## PROBLEM REQUIREMENTS
Gather up the lines that contain "page".

## INPUT DATA
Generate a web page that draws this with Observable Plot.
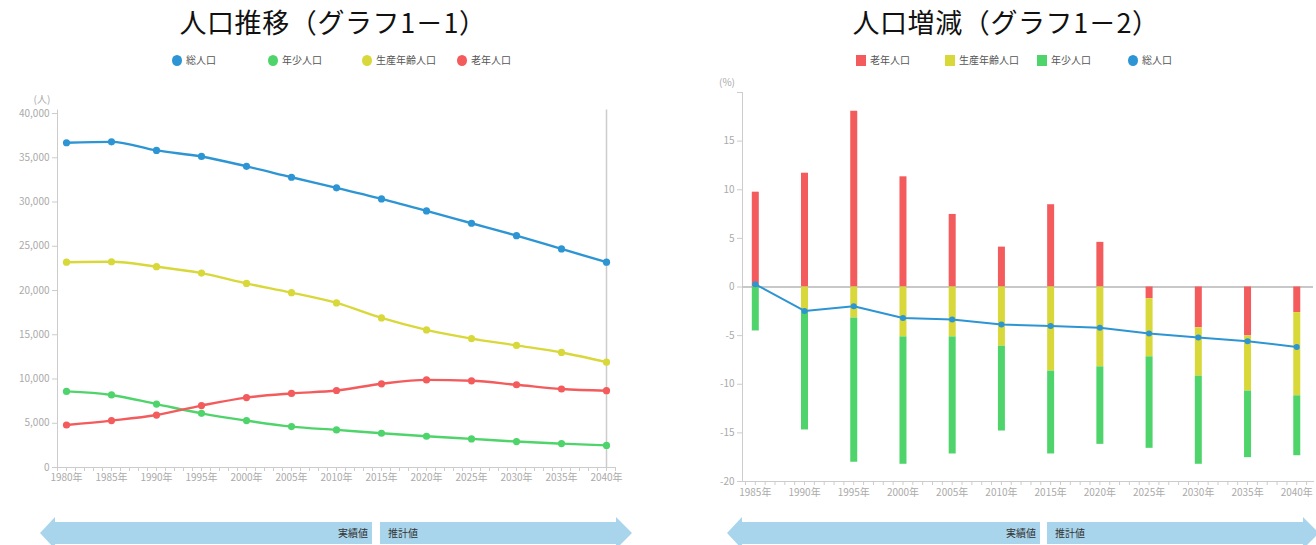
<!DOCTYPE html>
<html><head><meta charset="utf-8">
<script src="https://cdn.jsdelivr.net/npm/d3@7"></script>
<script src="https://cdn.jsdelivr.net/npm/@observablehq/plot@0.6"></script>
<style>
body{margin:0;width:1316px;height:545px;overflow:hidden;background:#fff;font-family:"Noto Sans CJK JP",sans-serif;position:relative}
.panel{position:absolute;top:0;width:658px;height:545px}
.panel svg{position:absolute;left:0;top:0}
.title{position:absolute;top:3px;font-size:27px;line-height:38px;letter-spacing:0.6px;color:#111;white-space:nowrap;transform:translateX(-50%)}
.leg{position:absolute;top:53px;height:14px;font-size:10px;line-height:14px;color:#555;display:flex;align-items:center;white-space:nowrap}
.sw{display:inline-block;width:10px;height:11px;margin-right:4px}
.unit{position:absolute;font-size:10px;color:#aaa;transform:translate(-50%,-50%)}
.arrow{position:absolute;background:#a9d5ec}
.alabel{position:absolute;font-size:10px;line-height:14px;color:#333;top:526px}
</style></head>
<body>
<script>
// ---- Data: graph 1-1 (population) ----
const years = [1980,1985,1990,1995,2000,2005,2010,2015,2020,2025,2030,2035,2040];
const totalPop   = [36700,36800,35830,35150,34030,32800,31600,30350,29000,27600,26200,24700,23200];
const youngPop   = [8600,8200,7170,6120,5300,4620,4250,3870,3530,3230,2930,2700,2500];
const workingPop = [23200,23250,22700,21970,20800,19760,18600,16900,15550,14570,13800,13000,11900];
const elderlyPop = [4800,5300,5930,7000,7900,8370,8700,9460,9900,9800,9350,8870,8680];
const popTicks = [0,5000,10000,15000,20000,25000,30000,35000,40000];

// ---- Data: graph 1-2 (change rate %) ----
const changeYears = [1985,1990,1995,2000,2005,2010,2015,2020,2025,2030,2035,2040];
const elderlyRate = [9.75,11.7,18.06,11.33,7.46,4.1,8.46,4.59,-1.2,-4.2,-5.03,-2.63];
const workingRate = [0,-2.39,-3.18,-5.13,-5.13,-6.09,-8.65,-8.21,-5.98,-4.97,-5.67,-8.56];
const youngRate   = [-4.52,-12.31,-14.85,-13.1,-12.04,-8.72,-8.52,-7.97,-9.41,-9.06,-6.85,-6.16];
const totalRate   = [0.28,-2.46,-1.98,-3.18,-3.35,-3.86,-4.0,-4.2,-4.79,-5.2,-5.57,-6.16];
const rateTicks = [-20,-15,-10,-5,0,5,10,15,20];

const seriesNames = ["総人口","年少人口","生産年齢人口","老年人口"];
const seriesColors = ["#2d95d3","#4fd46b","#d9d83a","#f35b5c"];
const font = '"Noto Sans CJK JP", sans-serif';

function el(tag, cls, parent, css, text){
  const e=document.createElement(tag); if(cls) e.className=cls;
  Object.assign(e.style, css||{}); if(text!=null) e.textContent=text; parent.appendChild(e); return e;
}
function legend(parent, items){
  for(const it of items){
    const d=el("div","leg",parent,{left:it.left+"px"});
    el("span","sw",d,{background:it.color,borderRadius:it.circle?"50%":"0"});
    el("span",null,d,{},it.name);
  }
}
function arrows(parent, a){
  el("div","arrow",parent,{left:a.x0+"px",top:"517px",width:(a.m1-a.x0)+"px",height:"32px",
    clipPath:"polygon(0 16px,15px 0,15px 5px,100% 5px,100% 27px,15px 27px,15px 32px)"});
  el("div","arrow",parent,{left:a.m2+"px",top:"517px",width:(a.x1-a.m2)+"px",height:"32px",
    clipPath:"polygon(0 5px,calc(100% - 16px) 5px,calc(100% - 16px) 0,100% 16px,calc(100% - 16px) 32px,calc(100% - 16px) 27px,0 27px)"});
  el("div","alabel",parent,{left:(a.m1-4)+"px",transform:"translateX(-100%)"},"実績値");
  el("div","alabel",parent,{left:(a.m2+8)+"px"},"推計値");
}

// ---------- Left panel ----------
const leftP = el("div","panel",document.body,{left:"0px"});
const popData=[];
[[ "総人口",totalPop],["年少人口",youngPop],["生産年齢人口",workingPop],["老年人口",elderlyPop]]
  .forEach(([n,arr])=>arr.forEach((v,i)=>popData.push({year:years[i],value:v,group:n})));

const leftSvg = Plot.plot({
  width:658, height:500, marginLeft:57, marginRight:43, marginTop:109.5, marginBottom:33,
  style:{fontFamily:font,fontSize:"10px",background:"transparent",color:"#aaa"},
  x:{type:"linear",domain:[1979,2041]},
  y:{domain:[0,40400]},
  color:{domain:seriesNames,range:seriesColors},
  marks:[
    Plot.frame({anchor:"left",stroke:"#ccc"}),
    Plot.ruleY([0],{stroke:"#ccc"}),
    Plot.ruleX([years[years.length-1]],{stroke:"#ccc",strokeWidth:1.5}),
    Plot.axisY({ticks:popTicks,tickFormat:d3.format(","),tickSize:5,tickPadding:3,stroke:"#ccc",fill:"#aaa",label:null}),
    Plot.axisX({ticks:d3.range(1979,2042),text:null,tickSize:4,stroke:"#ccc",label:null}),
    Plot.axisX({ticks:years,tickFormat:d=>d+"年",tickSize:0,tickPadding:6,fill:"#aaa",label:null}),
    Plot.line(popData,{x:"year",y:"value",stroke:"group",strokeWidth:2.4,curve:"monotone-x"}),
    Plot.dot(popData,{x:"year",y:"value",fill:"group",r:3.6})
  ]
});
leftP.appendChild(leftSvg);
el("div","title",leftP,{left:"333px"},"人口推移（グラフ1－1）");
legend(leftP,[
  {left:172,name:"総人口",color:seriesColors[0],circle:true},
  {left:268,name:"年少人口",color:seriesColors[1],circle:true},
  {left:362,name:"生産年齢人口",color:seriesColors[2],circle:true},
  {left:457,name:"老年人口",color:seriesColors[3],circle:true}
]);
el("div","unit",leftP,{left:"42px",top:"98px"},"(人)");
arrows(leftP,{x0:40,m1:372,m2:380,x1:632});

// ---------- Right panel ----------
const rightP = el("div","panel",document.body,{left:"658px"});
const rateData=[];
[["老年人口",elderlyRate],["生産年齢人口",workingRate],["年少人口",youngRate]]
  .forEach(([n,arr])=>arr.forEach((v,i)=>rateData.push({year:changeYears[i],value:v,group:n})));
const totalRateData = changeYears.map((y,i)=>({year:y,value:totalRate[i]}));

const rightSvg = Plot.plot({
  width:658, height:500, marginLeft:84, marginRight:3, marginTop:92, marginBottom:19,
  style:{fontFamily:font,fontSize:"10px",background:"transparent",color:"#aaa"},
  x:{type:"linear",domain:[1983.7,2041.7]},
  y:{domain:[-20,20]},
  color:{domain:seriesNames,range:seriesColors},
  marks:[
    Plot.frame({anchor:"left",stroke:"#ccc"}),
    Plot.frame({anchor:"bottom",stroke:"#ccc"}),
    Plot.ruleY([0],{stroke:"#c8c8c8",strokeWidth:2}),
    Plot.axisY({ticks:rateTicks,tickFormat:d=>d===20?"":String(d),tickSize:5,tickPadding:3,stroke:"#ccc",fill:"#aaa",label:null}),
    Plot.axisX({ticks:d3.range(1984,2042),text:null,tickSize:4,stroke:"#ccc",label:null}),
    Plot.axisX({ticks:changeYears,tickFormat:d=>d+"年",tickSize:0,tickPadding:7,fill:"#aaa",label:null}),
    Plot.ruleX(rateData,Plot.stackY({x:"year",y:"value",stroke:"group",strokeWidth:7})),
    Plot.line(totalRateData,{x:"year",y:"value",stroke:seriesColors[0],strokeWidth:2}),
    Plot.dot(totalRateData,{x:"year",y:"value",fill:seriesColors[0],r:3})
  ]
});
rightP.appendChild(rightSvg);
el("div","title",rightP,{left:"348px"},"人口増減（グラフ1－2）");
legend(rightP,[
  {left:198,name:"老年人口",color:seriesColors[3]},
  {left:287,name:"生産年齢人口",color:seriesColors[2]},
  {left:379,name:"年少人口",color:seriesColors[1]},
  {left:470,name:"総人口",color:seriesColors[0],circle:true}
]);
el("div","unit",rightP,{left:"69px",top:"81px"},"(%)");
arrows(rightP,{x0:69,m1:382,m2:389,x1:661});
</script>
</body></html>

--

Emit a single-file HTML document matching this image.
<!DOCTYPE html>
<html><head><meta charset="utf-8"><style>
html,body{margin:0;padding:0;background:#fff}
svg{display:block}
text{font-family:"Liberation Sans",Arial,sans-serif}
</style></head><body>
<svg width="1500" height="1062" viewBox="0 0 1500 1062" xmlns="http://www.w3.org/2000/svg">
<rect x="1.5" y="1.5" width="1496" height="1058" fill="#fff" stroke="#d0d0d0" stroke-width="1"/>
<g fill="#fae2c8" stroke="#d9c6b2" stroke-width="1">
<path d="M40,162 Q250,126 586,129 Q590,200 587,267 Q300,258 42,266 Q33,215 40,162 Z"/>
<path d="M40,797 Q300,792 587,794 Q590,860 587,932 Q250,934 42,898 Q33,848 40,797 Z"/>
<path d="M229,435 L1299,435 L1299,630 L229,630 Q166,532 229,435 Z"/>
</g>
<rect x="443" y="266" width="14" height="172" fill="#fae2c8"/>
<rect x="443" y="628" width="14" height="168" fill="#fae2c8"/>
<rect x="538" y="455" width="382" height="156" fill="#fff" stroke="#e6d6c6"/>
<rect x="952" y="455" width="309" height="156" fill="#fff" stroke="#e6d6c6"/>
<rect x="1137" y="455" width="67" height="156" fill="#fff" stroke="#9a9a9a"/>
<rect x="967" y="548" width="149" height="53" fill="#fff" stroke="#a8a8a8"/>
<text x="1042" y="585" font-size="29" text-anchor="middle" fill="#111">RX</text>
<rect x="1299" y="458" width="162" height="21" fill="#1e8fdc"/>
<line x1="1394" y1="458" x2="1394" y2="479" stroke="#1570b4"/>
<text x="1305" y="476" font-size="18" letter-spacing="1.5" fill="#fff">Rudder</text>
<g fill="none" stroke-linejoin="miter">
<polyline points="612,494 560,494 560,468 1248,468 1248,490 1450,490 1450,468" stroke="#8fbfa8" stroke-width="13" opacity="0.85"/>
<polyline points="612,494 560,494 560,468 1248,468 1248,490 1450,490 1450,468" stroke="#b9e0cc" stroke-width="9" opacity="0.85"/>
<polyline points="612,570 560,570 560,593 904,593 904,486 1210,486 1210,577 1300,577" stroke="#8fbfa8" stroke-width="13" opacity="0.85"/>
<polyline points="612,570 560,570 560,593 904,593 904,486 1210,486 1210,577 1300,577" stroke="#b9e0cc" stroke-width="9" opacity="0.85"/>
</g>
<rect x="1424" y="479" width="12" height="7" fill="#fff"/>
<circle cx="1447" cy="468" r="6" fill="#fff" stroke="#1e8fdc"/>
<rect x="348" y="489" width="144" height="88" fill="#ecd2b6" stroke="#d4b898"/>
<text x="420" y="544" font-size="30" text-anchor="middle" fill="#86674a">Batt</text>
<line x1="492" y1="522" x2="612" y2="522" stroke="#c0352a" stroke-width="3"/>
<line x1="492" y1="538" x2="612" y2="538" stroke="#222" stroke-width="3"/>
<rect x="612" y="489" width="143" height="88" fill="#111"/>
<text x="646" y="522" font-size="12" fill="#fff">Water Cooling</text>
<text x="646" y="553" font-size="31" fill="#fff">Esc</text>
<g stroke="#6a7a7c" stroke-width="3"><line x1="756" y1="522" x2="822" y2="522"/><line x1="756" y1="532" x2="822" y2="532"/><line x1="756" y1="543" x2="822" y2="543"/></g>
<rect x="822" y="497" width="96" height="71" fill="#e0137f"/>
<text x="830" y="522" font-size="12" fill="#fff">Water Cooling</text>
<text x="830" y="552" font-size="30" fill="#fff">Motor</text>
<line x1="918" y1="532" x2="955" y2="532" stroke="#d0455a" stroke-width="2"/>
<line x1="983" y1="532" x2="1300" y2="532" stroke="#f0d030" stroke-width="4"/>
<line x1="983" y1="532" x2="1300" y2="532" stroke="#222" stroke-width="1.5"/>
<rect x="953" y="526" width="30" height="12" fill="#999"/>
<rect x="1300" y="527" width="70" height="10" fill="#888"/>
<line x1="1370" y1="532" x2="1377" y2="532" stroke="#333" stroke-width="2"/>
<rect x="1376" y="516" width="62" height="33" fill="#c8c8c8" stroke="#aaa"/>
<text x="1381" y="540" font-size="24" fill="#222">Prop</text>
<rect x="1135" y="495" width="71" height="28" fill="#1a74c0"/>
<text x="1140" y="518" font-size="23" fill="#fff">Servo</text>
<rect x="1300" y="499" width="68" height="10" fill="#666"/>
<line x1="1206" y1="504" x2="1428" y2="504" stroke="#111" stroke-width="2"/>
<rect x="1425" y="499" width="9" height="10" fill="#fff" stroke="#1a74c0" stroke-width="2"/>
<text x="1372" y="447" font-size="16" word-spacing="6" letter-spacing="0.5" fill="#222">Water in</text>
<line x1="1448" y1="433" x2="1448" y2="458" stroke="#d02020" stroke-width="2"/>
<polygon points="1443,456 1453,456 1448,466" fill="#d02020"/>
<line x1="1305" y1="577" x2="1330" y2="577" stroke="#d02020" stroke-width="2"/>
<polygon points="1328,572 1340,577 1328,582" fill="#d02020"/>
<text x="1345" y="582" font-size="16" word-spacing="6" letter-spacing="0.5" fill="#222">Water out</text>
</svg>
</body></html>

--

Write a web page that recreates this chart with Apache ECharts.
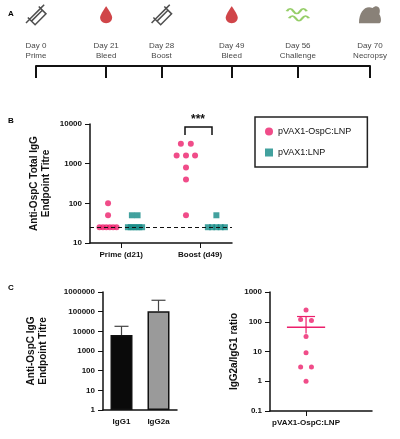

## THE SOLUTION
Generate a web page that draws this with Observable Plot.
Write a web page that recreates this chart with Apache ECharts.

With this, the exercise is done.